For ALEX and similar platforms, the path forward must include mandatory audits, slower feature rollouts, and decentralized oracles to cut single points of failure. Bitcoin DeFi can still be a middle finger to traditional finance, but only if it stops tripping over its own feet with preventable breaches.

What’s Next for ALEX and Bitcoin DeFi?

Where does ALEX Protocol go from here? Their response to this exploit—both the compensation and forthcoming security fixes—will be a litmus test for trust in Stacks and Bitcoin DeFi at large. Upcoming upgrades like the Stacks Nakamoto Release, aimed at boosting speed and security, could help if paired with stricter app-layer protections. But if platforms keep bleeding millions, user confidence might crater before the sector proves its worth. Will Bitcoin DeFi ever match Ethereum’s innovation without these costly stumbles? It’s a question worth chewing on as this space matures.

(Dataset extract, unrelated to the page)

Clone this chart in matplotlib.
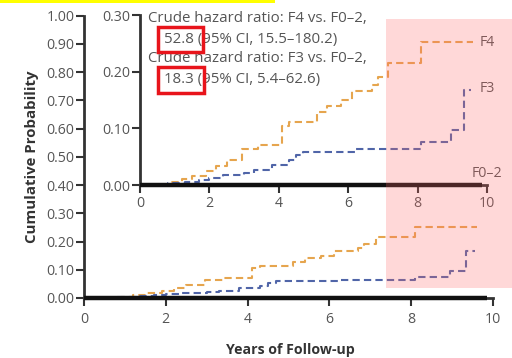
import matplotlib
matplotlib.use("Agg")
import matplotlib.pyplot as plt
from matplotlib.patches import Rectangle

plt.rcParams['font.family'] = ['Open Sans', 'DejaVu Sans']

# F4 cumulative incidence steps (years, probability)
f4_times = [0, 0.9, 1.2, 1.5, 1.9, 2.2, 2.5, 2.95, 3.4, 4.1, 4.3, 5.1, 5.4, 5.8, 6.1, 6.7, 6.85, 7.15, 8.1]
f4_vals = [0, 0.005, 0.010, 0.016, 0.024, 0.034, 0.045, 0.064, 0.070, 0.105, 0.112, 0.128, 0.140, 0.150, 0.166, 0.176, 0.190, 0.215, 0.252]
f4_end = 9.6

f3_times = [0, 0.8, 1.3, 1.7, 2.0, 2.4, 3.0, 3.3, 3.8, 4.3, 4.5, 4.7, 6.2, 8.1, 8.95, 9.35]
f3_vals = [0, 0.003, 0.006, 0.009, 0.013, 0.017, 0.021, 0.026, 0.035, 0.044, 0.053, 0.059, 0.063, 0.076, 0.097, 0.168]
f3_end = 9.55

f02_end = 9.85

series_labels = ["F4", "F3", "F0\u20132"]
hr_lines = ["Crude hazard ratio: F4 vs. F0\u20132,", "52.8 (95% CI, 15.5\u2013180.2)",
            "Crude hazard ratio: F3 vs. F0\u20132,", "18.3 (95% CI, 5.4\u201362.6)"]

main_yticks = [i / 10 for i in range(11)]
inset_yticks = [0.0, 0.1, 0.2, 0.3]
xticks = [0, 2, 4, 6, 8, 10]

C_F4 = '#E6A54E'
C_F3 = '#5065A8'
C_AX = '#333333'
FS = 10.2
FT = 10.8

fig = plt.figure(figsize=(5.12, 3.58), dpi=100)

def style(ax, yt, ylim):
    ax.set_xlim(0, 10)
    ax.set_ylim(*ylim)
    ax.set_xticks(xticks)
    ax.set_yticks(yt)
    ax.set_yticklabels([f"{v:.2f}" for v in yt])
    for s in ['top', 'right']:
        ax.spines[s].set_visible(False)
    for s in ['left', 'bottom']:
        ax.spines[s].set_color(C_AX)
        ax.spines[s].set_linewidth(2)
    ax.tick_params(direction='out', length=6, width=1.5, color=C_AX,
                   labelsize=FS, labelcolor='#555555', pad=1)

def steps(times, vals, end):
    return list(times) + [end], list(vals) + [vals[-1]]

def draw_curves(ax):
    x, y = steps(f4_times, f4_vals, f4_end)
    ax.step(x, y, where='post', color=C_F4, lw=1.5, dashes=(3.5, 2), clip_on=False)
    x, y = steps(f3_times, f3_vals, f3_end)
    ax.step(x, y, where='post', color=C_F3, lw=1.5, dashes=(3.5, 2), clip_on=False)
    ax.plot([0, f02_end], [0, 0], color='#111111', lw=3.2, solid_capstyle='butt',
            clip_on=False, zorder=5)

# main axes
ax = fig.add_axes([0.164, 0.1676, 0.799, 0.789])
style(ax, main_yticks, (0, 1))
ax.tick_params(axis='x', pad=4)
ax.patch.set_alpha(0)
draw_curves(ax)
ax.set_ylabel("Cumulative Probability", fontsize=FT, fontweight='bold', color='#333333', labelpad=5)
fig.text(290 / 512, 1 - 350 / 358, "Years of Follow-up", fontsize=FS, fontweight='bold',
         color='#333333', ha='center', va='center')

# inset axes
ai = fig.add_axes([0.2734, 0.4832, 0.6777, 0.4749])
style(ai, inset_yticks, (0, 0.3))
ai.tick_params(axis='x', pad=2)
ai.patch.set_facecolor('white')
draw_curves(ai)
ai.text(9.8, 0.252, series_labels[0], fontsize=FS, color='#555555', va='center')
ai.text(9.8, 0.171, series_labels[1], fontsize=FS, color='#555555', va='center')
ai.text(9.55, 0.020, series_labels[2], fontsize=FS, color='#555555', va='center', clip_on=False)

# hazard ratio text (figure pixel coordinates)
def ftxt(x, y, s, **kw):
    fig.text(x / 512, 1 - y / 358, s, fontsize=FT, color='#555555', va='center', **kw)

ftxt(148, 18, hr_lines[0])
ftxt(164, 39, hr_lines[1])
ftxt(148, 59, hr_lines[2])
ftxt(164, 80, hr_lines[3])

# red boxes
for (x0, y0, x1, y1) in [(158, 27, 203, 52), (158, 67, 204, 93)]:
    fig.add_artist(Rectangle((x0 / 512, 1 - y1 / 358), (x1 - x0) / 512, (y1 - y0) / 358,
                             transform=fig.transFigure, fill=False, ec='#E8141B', lw=2.5, zorder=20))

# pink overlay
fig.add_artist(Rectangle((386 / 512, 1 - 288 / 358), (512 - 386) / 512, (288 - 19) / 358,
                         transform=fig.transFigure, fc=(1, 0.4, 0.4), alpha=0.25, ec='none', zorder=30))
# yellow highlight bar
fig.add_artist(Rectangle((0, 1 - 3 / 358), 275 / 512, 3 / 358,
                         transform=fig.transFigure, fc='#FFFF00', ec='none', zorder=30))

fig.savefig("out.png", dpi=100)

Let’s cut the crap: ALEX’s double dose of exploits is a glaring red flag for Bitcoin DeFi. We champion Bitcoin’s potential to redefine money and upend centralized systems, but not at the cost of basic safety. Hackers—whether lone wolves or state-backed thugs like Lazarus—aren’t vanishing anytime soon. If Bitcoin DeFi wants to win, it needs to stop hemorrhaging funds and start building unshakable trust. We demand better: ironclad audits, transparent development, and a hard rethink of whether every flashy feature is worth the gamble. The future of finance is at stake—let’s not screw it up.

Key Questions and Takeaways

  • What caused the $8.3 million exploit on ALEX Protocol?
    Hackers exploited a flaw in the self-listing verification logic, tricking the system into approving fake assets and draining real funds from liquidity pools like STX and sBTC.
  • How does this compare to ALEX’s previous security breach?
    This follows a $4.5 million hack in May 2024 linked to North Korea’s Lazarus Group via a cross-chain bridge flaw, showing a pattern of distinct but damaging vulnerabilities.
  • What is ALEX doing to support affected users?
    The ALEX Lab Foundation is reimbursing all losses in USDC from its treasury, with a claims deadline of June 10, 2025, and payouts expected within seven days of verification.
  • Why are Bitcoin DeFi projects like ALEX prime targets for hackers?
    Their growing asset pools, complex features like cross-chain bridges, and sometimes rushed development cycles create juicy opportunities for exploitation compared to Bitcoin’s simpler core.
  • What does this mean for Bitcoin DeFi’s future?
    It highlights the clash between Bitcoin’s secure simplicity and layer-2 DeFi’s risky complexity, potentially slowing adoption unless security matches the pace of innovation.